Since it’s Holy Week, I thought I’d try to find a word that looked forward to the path that Jesus walked in these next few days–and I knew “Easter” had some background, so it was the winner. 😉

When Anglo-Saxon Christians first started celebrating the Mass of Christ’s Resurrection, they gave it the name Easter, after Eastre, the goddess of fertility and spring, whose holiday was likely the vernal equinox. All neighboring languages use a word derived from Latin pasche, or passover. (Which makes a while lot more sense.) 
Easter eggs are attested from 1824, the Easter Bunny from 1909. And as a matter of fact, Easter Island is so named because the discoverer did so on Easter Monday! (Actually, he was the second to discover it, but the first didn’t bother naming it.)

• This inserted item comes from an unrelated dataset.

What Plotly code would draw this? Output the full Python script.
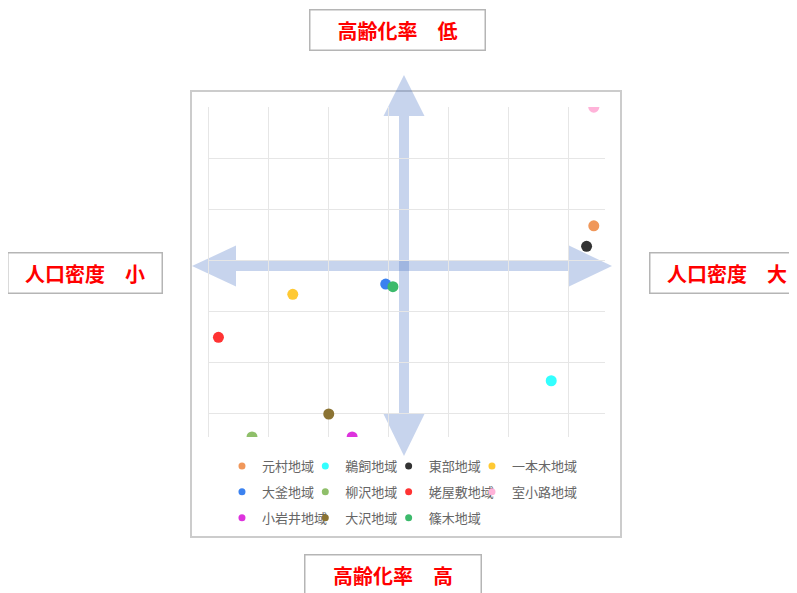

And though Christianity has a long history of “taking over” pagan holidays and traditions and using them to get new converts to observe Christianity instead, I have to say I don’t like the English word. I’d never paused to consider it until my piano teacher back in the day refused to use the word “Easter” and instead called it “Resurrection Day.” (Of which I fully approve!) She would even retitle songs for our recitals when necessary. One year I was playing “Easter Song” on the organ, and it because “Resurrection Song.”
But no matter what we call it, this time of year remains my favorite. I love this week leading up to that most glorious day. This Thursday we’ll be observing Maundy Thursday with a messianic seder feast, which I’m really looking forward to. Our usual church service will be on Saturday, and Sunday morning we’ll have an outdoor sunrise service focusing on the resurrection, followed by a breakfast.
And of course, we’re cramming our school week into 3 days so that we can begin our Spring Break in time for the holiday. I hope everyone has a blessed, blessed Holy Week!